Around one of Japan’s three sacred mountains, Tateyama, in Toyama Prefecture, visitors can find a lot to see in this stretch of the northern Japanese Alps. The whole area is also a large nature reserve, so you’ll have to have to rely on the various buses, cable cars, trolleys, the ropeway, and your own two feet to make your way around – they have extensive information available in English, so it’s actually pretty easy to navigate.
Snow Corridor: open April through June, hop on one of the buses from Murodo station and see just how much snow the Japanese Alps accumulate every year!

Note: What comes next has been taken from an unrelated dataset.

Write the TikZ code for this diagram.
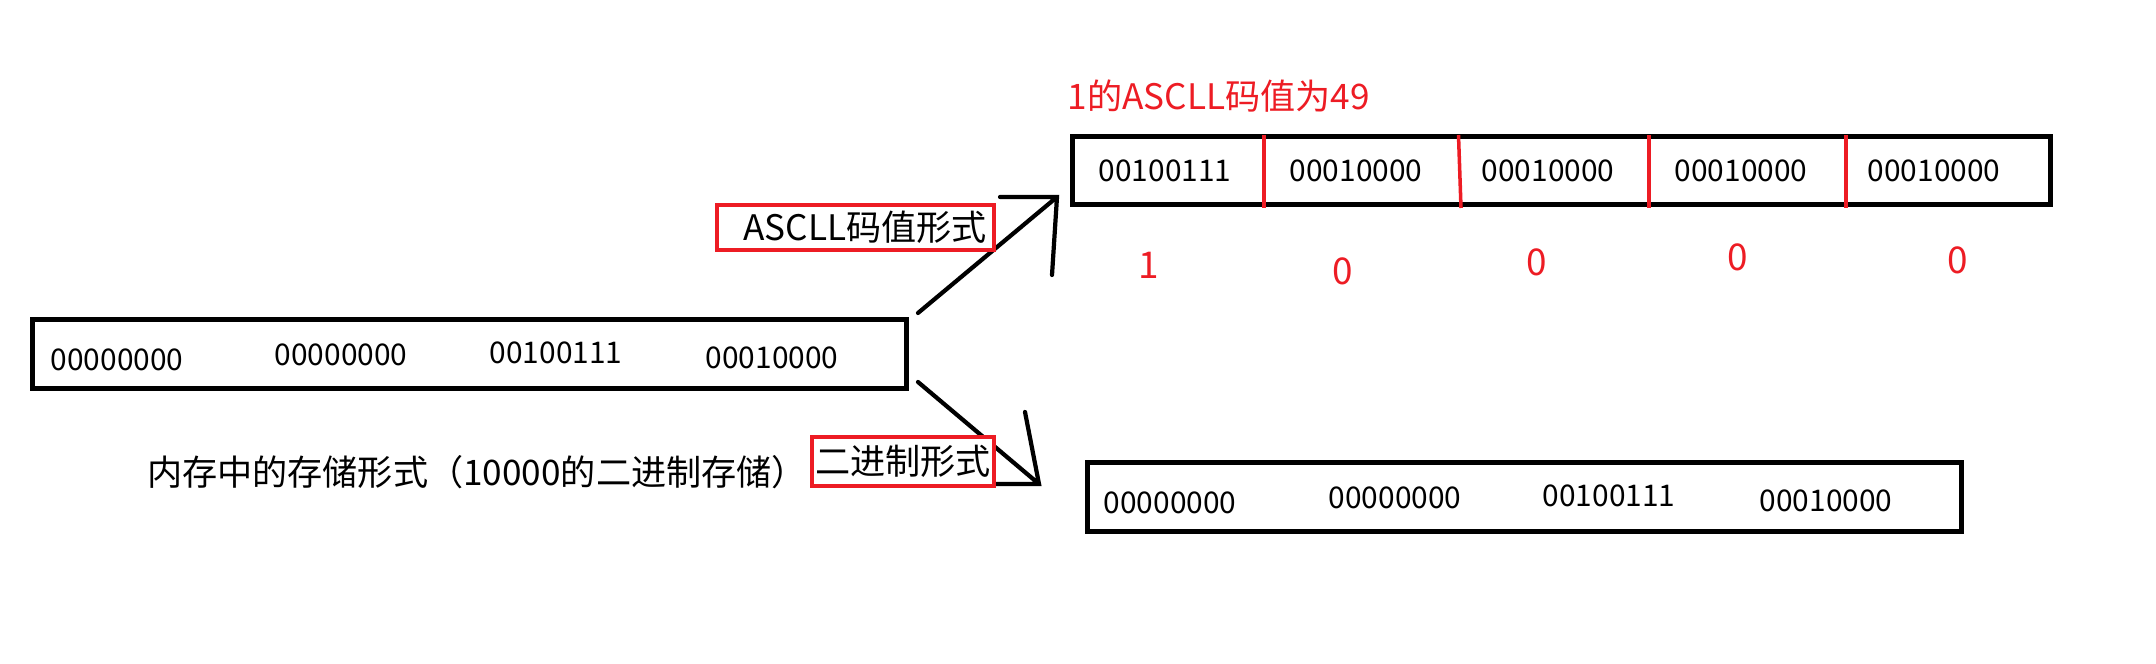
\documentclass[tikz,border=0pt]{standalone}
\usepackage{fontspec}
\setmainfont{Noto Sans CJK SC}
\definecolor{paintred}{HTML}{ED1C24}

\tikzset{
  cellbox/.style={draw=black, line width=1.4pt, inner sep=0},
  bits/.style={font=\fontsize{8.5}{10}\selectfont, inner sep=0},
  tagbox/.style={draw=paintred, fill=white, line width=1.1pt, inner ysep=0},
  redtxt/.style={text=paintred, inner sep=0},
  hand/.style={line width=1.2pt, line cap=round}
}

\begin{document}
\begin{tikzpicture}[font=\fontsize{10}{12}\selectfont]
  \useasboundingbox (0,0) rectangle (21.56,6.64);
  % memory box
  \node[cellbox, minimum width=8.74cm, minimum height=0.69cm] (mem) at (4.695,3.10) {};
  \foreach \x/\y/\b [count=\i] in {1.17/3.04/00000000, 3.41/3.09/00000000, 5.56/3.11/00100111, 7.72/3.06/00010000}
    \node[bits] (mem\i) at (\x,\y) {\b};
  \node[inner sep=0, anchor=base] (caption) at (4.77,1.78) {内存中的存储形式（10000的二进制存储）};
  % ascii form
  \node[cellbox, minimum width=9.78cm, minimum height=0.68cm] (ascii) at (15.615,4.935) {};
  \node[redtxt, anchor=base west] (asciititle) at (10.67,5.54) {1的ASCLL码值为49};
  \foreach \x/\b [count=\i] in {11.65/00100111, 13.56/00010000, 15.48/00010000, 17.41/00010000, 19.34/00010000}
    \node[bits] (asc\i) at (\x,4.935) {\b};
  \foreach \xa/\xb in {12.64/12.64, 14.585/14.61, 16.49/16.49, 18.46/18.46}
    \draw[paintred, line width=1pt] (\xa,5.29) -- (\xb,4.56);
  \foreach \x/\y/\d [count=\i] in {11.49/3.99/1, 13.43/3.93/0, 15.37/4.02/0, 17.38/4.07/0, 19.58/4.04/0}
    \node[redtxt, font=\fontsize{10.5}{12}\selectfont] (char\i) at (\x,\y) {\d};
  % binary form
  \node[cellbox, minimum width=8.74cm, minimum height=0.69cm] (bin) at (15.245,1.67) {};
  \foreach \x/\y/\b [count=\i] in {11.70/1.61/00000000, 13.95/1.66/00000000, 16.09/1.68/00100111, 18.26/1.63/00010000}
    \node[bits] (bin\i) at (\x,\y) {\b};
  % arrows
  \coordinate (upfrom) at (9.18,3.51);
  \coordinate (uptip) at (10.57,4.67);
  \coordinate (uparmh) at (10.00,4.67);
  \coordinate (uparmv) at (10.52,3.89);
  \draw[hand] (upfrom) -- (uptip) (uparmh) -- (uptip) -- (uparmv);
  \coordinate (dnfrom) at (9.18,2.82);
  \coordinate (dntip) at (10.39,1.80);
  \coordinate (dnarmv) at (10.25,2.52);
  \coordinate (dnarmh) at (9.85,1.80);
  \draw[hand] (dnfrom) -- (dntip) (dnarmv) -- (dntip) -- (dnarmh);
  % labels on the arrows
  \node[tagbox, minimum height=0.45cm, text width=2.63cm, inner xsep=0.07cm, align=right] (asciitag) at (8.555,4.365) {ASCLL码值形式};
  \node[tagbox, minimum height=0.49cm, minimum width=1.82cm, inner xsep=0] (bintag) at (9.03,2.025) {二进制形式};
\end{tikzpicture}
\end{document}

Hiking: while the word “Tateyama” essentially means “Mt. Tate,” it actually references a range of peaks in this part of the Japanese Alps – one of the tallest of which is actually known as Oyama and is 3,003 meters (9,852 feet) above sea level. The first half of the hike from Murodo Station towards the Oyama peak is easy for all levels of hikers as it’s paved. However, once the paved section ends, it becomes a steep trek around boulders and on loose gravel. If you’re looking for an easier trek or walking course, there’s plenty of other options besides Oyama – all of which are spectacular on a clear day!
Kurobe Dam: the highest dam in Japan holding back a couple hundred million tons of water that’s almost teal in some light. You can also enjoy a short cruise on Lake Kurobe and eat Kurobe Dam Curry at the rest house.
Shomyo Falls: the tallest waterfall in Japan at 350 meters (1,148 feet), you can see this beautiful waterfall and the surrounding gorge by taking a short bus ride from Tateyama Station.
- Check the weather carefully before visiting the Tateyama area and dress accordingly.
- There are many beautiful things to see around Tateyama, but it’s impossible to see them all in one day!
- If you intend to hike to the Oyama peak, the length of time posted on the official website to do the hike is based on avid hikers – for the more average person that doesn’t hike often or people that enjoy taking breaks every half hour, it will take up to 5 hours to reach the peak. However, the peak on a clear day is gorgeous and there’s a little shrine at which the priest will pray for your safe travels back down the mountain and offer you a sip of sake!